Ramadan di Gaza: Antara Gencatan Senjata dan Luka Perang

Oleh Aditya Andreas
SHARE   :

Ramadan di Gaza: Antara Gencatan Senjata dan Luka Perang
Foto: Suasana Ramadan di Gaza usai kesepakatan gencatan senjata antara Hamas-Israel. (foto: ANTARA)

Pantau - Di saat umat Muslim di seluruh dunia menyambut bulan suci dengan sukacita, warga Gaza justru menjalani Ramadan dalam bayang-bayang perang yang baru saja usai. 

Meskipun gencatan senjata tengah berlangsung, ketidakpastian masih menghantui. Banyak warga yang khawatir konflik akan kembali meletus sewaktu-waktu.

Bagi warga Gaza, Ramadan tahun lalu adalah yang terburuk. Kekurangan makanan membuat banyak keluarga berbuka puasa hanya dengan sepotong roti atau makanan kaleng yang dibagi untuk enam orang. 

Tanpa listrik, mereka menyantap makanan dalam kegelapan, tanpa bisa melihat wajah satu sama lain. Suasana kebersamaan pun sirna, karena banyak keluarga yang terpisah akibat pengungsian.

Masjid-masjid yang biasanya menjadi pusat ibadah hancur oleh serangan udara. Tidak ada suara adzan dari pengeras suara, hanya dentuman rudal dan tembakan yang menggema saat waktu berbuka tiba. 

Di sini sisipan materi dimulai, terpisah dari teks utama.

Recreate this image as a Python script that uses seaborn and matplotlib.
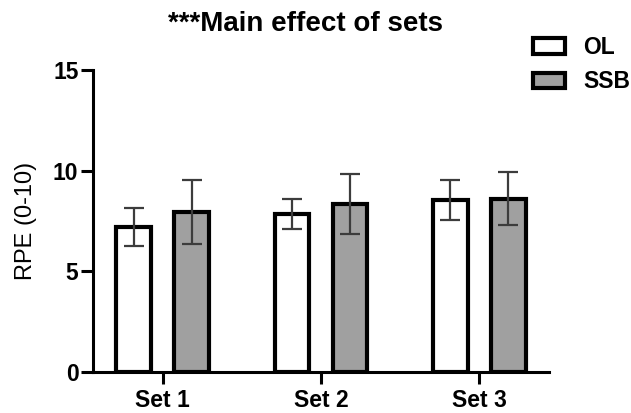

Bahkan Masjid Agung Omari, salah satu masjid tertua dan termegah di Gaza, kini tinggal puing-puing.

Baca Juga: Hamas Tuduh Trump Dukung Israel Langgar Gencatan Senjata Gaza

Tahun ini, suasana sedikit berbeda. Tidak ada lagi serangan udara yang mengguncang tanah saat berbuka atau ketakutan memasang lampu hias di rumah. 

Beberapa pasar dan toko yang selamat dari kehancuran mulai beroperasi kembali. Bahkan, Hyper Mall di Nuseirat telah dibuka, menghadirkan kembali produk-produk yang selama ini dirindukan warga.

Namun, di balik keberlimpahan semu itu, harga kebutuhan pokok melambung tinggi. Banyak keluarga masih kesulitan mendapatkan makanan layak. 

Sebagian besar hanya bisa berbuka dengan nasi dan sayur sederhana, sementara ayam dan daging menjadi kemewahan yang sulit dijangkau.

Di banyak meja iftar, ada kursi kosong yang tak lagi terisi. Perang telah merenggut lebih dari 48.000 nyawa, menghapus nama-nama dari catatan sipil dan meninggalkan kesedihan mendalam bagi keluarga yang ditinggalkan.